Use a while read loop to read the file line by line:

while IFS=: read -r col junk; do
    col=${col// /_}
    # use $col here
done < "$FILENAME"

As others have mentioned, there's no need to use an external tool to make the substitution.

...That said, if you don't plan on doing something different (e.g. executing other commands) with each line, then the best option is to use awk:

awk -F: '{ gsub(/ /, "_", $1); print $1 }' "$FILENAME"

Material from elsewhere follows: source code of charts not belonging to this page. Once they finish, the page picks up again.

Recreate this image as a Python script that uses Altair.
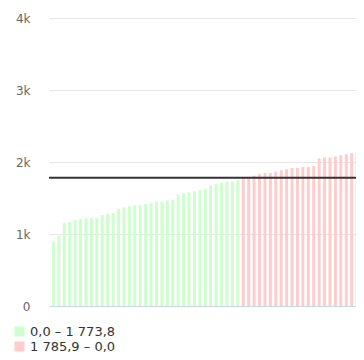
import altair as alt
import pandas as pd

# Sorted values (only the visible part of the chart)
values = [887, 975, 1152, 1166, 1194, 1208, 1222, 1222, 1222, 1264,
          1282, 1292, 1343, 1371, 1385, 1399, 1399, 1415, 1429, 1450,
          1450, 1464, 1478, 1548, 1566, 1580, 1594, 1614, 1622, 1678,
          1698, 1712, 1726, 1730, 1745,
          1786, 1792, 1810, 1832, 1846, 1846, 1866, 1884, 1898, 1916,
          1916, 1930, 1930, 1944, 2048, 2062, 2062, 2076, 2094, 2108,
          2122, 2136, 2164]
group_labels = ["0,0 – 1 773,8", "1 785,9 – 0,0"]
group_colors = ["#ccffcc", "#ffcccc"]
threshold = 1780
mean_value = 1780
y_ticks = [0, 1000, 2000, 3000, 4000]

df = pd.DataFrame({
    "idx": list(range(len(values))),
    "value": values,
    "group": [group_labels[0] if v < threshold else group_labels[1] for v in values],
})

FONT = "DejaVu Sans"

bars = alt.Chart(df).mark_bar().encode(
    x=alt.X("idx:O", sort=None,
            scale=alt.Scale(paddingInner=0.45, paddingOuter=0.55, range=[0, 318]),
            axis=alt.Axis(labels=False, ticks=False, title=None,
                          domainColor="#ccd6eb", domainWidth=1, grid=False)),
    y=alt.Y("value:Q",
            scale=alt.Scale(domain=[0, 4000], nice=False),
            axis=alt.Axis(values=y_ticks, title=None,
                          labelExpr="datum.value == 0 ? '0' : (datum.value / 1000) + 'k'",
                          domain=False, ticks=False, labelPadding=19,
                          labelFont=FONT, labelFontSize=12, labelColor="#666666",
                          gridColor="#e6e6e6", gridWidth=1)),
    color=alt.Color("group:N",
                    scale=alt.Scale(domain=group_labels, range=group_colors),
                    legend=alt.Legend(title=None, orient="none", legendX=-36, legendY=307,
                                      direction="vertical", symbolType="square",
                                      symbolSize=100, symbolStrokeWidth=0,
                                      labelFont=FONT, labelFontSize=13,
                                      labelColor="#333333", padding=0, rowPadding=1)),
)

mean_df = pd.DataFrame({"mean": [mean_value]})
rule = alt.Chart(mean_df).mark_rule(color="#333333", strokeWidth=2).encode(
    y=alt.Y("mean:Q")
)

chart = alt.layer(bars, rule).properties(
    width=307, height=288,
    padding={"left": 41, "top": 10, "right": 0, "bottom": 46},
    autosize=alt.AutoSizeParams(type="none"),
).configure_view(stroke=None)

chart.save("out.html", embed_options={"renderer": "svg", "actions": False})
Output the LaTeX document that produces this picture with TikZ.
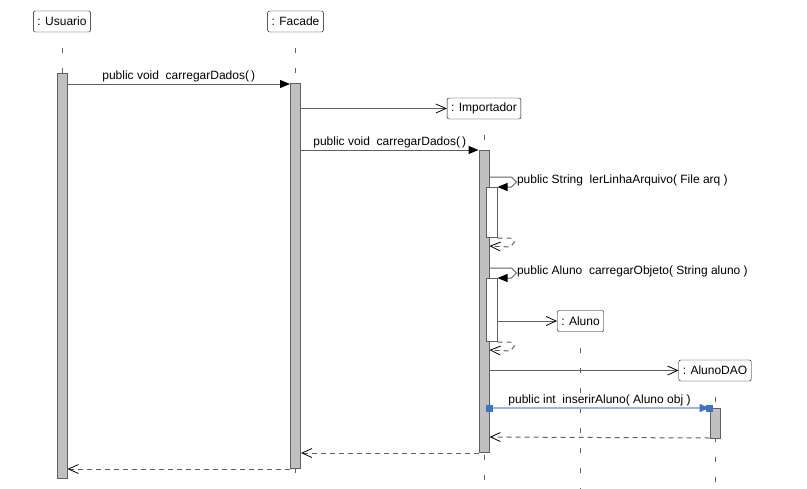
\documentclass[tikz,border=0pt]{standalone}
\usepackage{fontspec}
\setmainfont{Liberation Sans}
\usetikzlibrary{positioning, arrows.meta}
\definecolor{linegray}{HTML}{606060}
\definecolor{barfill}{HTML}{C0C0C0}
\definecolor{selblue}{HTML}{3D72C4}
\definecolor{sellight}{HTML}{9DB5E0}
\tikzset{
    x=1pt, y=-1pt, % one unit is one pixel, y grows downwards
    font=\fontsize{12}{14}\selectfont,
    object/.style={draw=black, fill=white, rounded corners=2pt, inner sep=4pt, minimum height=21pt}, % heads of the lifelines
    bar/.style={draw=linegray, fill=barfill, line width=1pt, minimum width=10pt, inner sep=0pt, anchor=north}, % activation bars
    innerbar/.style={bar, fill=white, minimum width=11pt}, % nested activation of a self call
    lifeline/.style={draw=linegray, line width=1pt, dash pattern=on 5pt off 15pt},
    call/.style={draw=linegray, line width=1pt, -{Triangle[length=10pt, width=8pt, color=black]}},
    create/.style={draw=linegray, line width=1pt, -{Straight Barb[length=10pt, width=9pt, line width=0.8pt, color=black]}},
    reply/.style={draw=linegray, line width=1pt, dash pattern=on 5pt off 4pt, -{Straight Barb[length=10pt, width=9pt, line width=0.8pt, color=black]}},
    selected/.style={draw=sellight, line width=1.2pt, -{Triangle[length=10pt, width=8pt, color=selblue]}},
    handle/.style={fill=selblue, minimum size=7pt, inner sep=0pt},
    lab/.style={inner sep=1.5pt},
}

\begin{document}
\begin{tikzpicture}
    \useasboundingbox (0,0) rectangle (807,488);

    % lifeline heads
    \node[object] (usuario) at (62,21.5) {: Usuario};
    \node[object] (facade) at (295.5,21.5) {: Facade};
    \node[object] (importador) at (484,108.5) {: Importador};
    \node[object] (aluno) at (580.5,321) {: Aluno};
    \node[object] (alunodao) at (715,370.5) {: AlunoDAO};

    % lifelines
    \foreach \obj in {usuario, facade, importador, aluno, alunodao}
        \draw[lifeline] ([yshift=-16pt]\obj.south) -- (\obj.south |- 0,488);

    % activations
    \node[bar, minimum height=405pt] (actU) at (62,73) {};
    \node[bar, minimum height=385pt] (actF) at (295.5,83) {};
    \node[bar, minimum height=302pt] (actI) at (484,150) {};
    \node[innerbar, minimum height=50pt] (nest1) at (491.5,187) {};
    \node[innerbar, minimum height=63pt] (nest2) at (491.5,278) {};
    \node[bar, minimum height=30pt] (actD) at (715,408) {};

    % messages
    \draw[call] (actU.east |- 0,84) -- node[lab, above] {public void\ \ carregarDados(\,)} (actF.west |- 0,84);
    \draw[create] (actF.east |- importador) -- (importador.west);
    \draw[call] (actF.east |- 0,150) -- node[lab, above] {public void\ \ carregarDados(\,)} (actI.north west);

    \draw[call] (actI.east |- 0,177) -- ++(22,0) -- ++(5,5)
        node[anchor=west, inner sep=0pt, yshift=2pt] {public String\ \ lerLinhaArquivo( File arq )}
        -- ++(-5,5) -- (nest1.north east);
    \draw[reply] (nest1.south east) -- ++(13,0) -- ++(4,4) -- ++(-4,5) -- (actI.east |- 0,246);

    \draw[call] (actI.east |- 0,268) -- ++(22,0) -- ++(5,5)
        node[anchor=west, inner sep=0pt, yshift=2pt] {public Aluno\ \ carregarObjeto( String aluno )}
        -- ++(-5,5) -- (nest2.north east);
    \draw[create] (nest2.east |- aluno) -- (aluno.west);
    \draw[reply] (nest2.south east) -- ++(13,0) -- ++(4,4) -- ++(-4,5) -- (actI.east |- 0,350);

    \draw[create] (actI.east |- alunodao) -- (alunodao.west);
    \draw[selected] (actI.east |- actD.north) -- node[lab, above, black] {public int\ \ inserirAluno( Aluno obj )} (actD.north west);
    \node[handle] (h1) at (actI.east |- actD.north) {};
    \node[handle] (h2) at (actD.north west) {};

    \draw[reply] ([yshift=1pt]actD.south west) -- (actI.east |- 0,437);
    \draw[reply] (actI.south west) -- (actF.east |- actI.south);
    \draw[reply] (actF.south west) -- (actU.east |- actF.south);
\end{tikzpicture}
\end{document}
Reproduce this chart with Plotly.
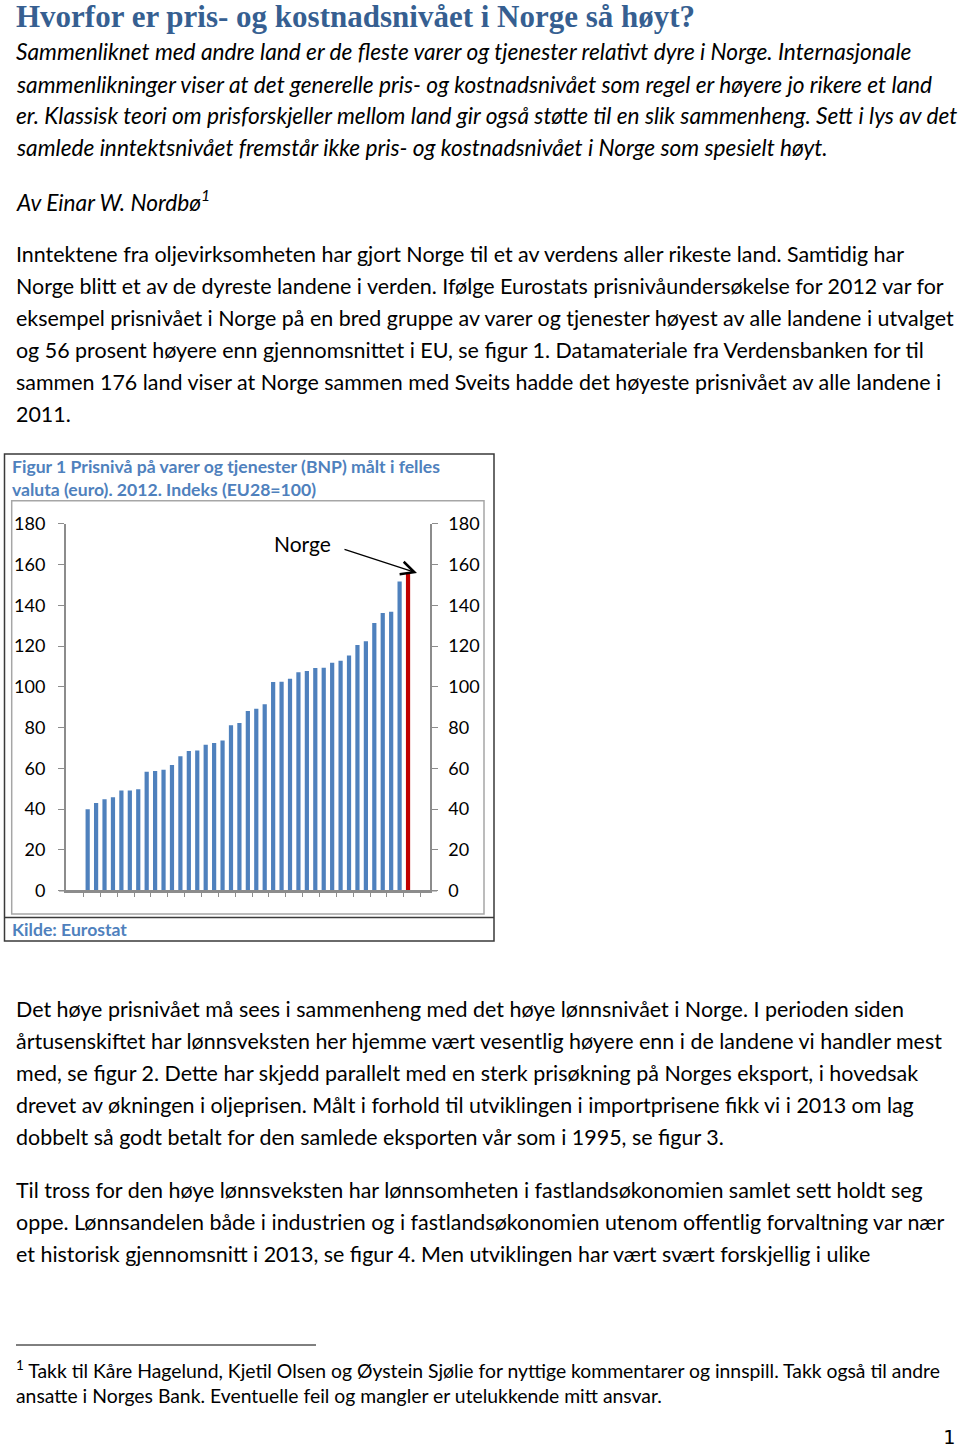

The output of this command is the first column of your input file, with the substitution made.

Answer 2

You can try bash search and replace substring :

 echo $user
,Request Id,dummy1,dummy2,dummyN
 echo ${user// /_}                   ## For all the spaces
,Request_Id,dummy1,dummy2,dummyN
 echo ${user/ /_}                   ## For first match

This will replace all the blank spaces with _. Note that here two / are used after user. This is to do the search and replace operation on whole text. If you put only one / then search and replace would be done over first match.

Answer 3

If your data is already in an environment variable, the fastest way is to directly use built-in bash replacement feature:

echo "${user// /_/}"

With awk, set the separator as , or the space character will be interpreted as the separator.

echo ",Request Id,dummy1,dummy2,dummyN" | awk -F, '{gsub(" ", "_", $0); print}'

,Request_Id,dummy1,dummy2,dummyN

note: if it's just to replace a character in a raw string (no tokens, no fields), bash, sed and tr are best suited.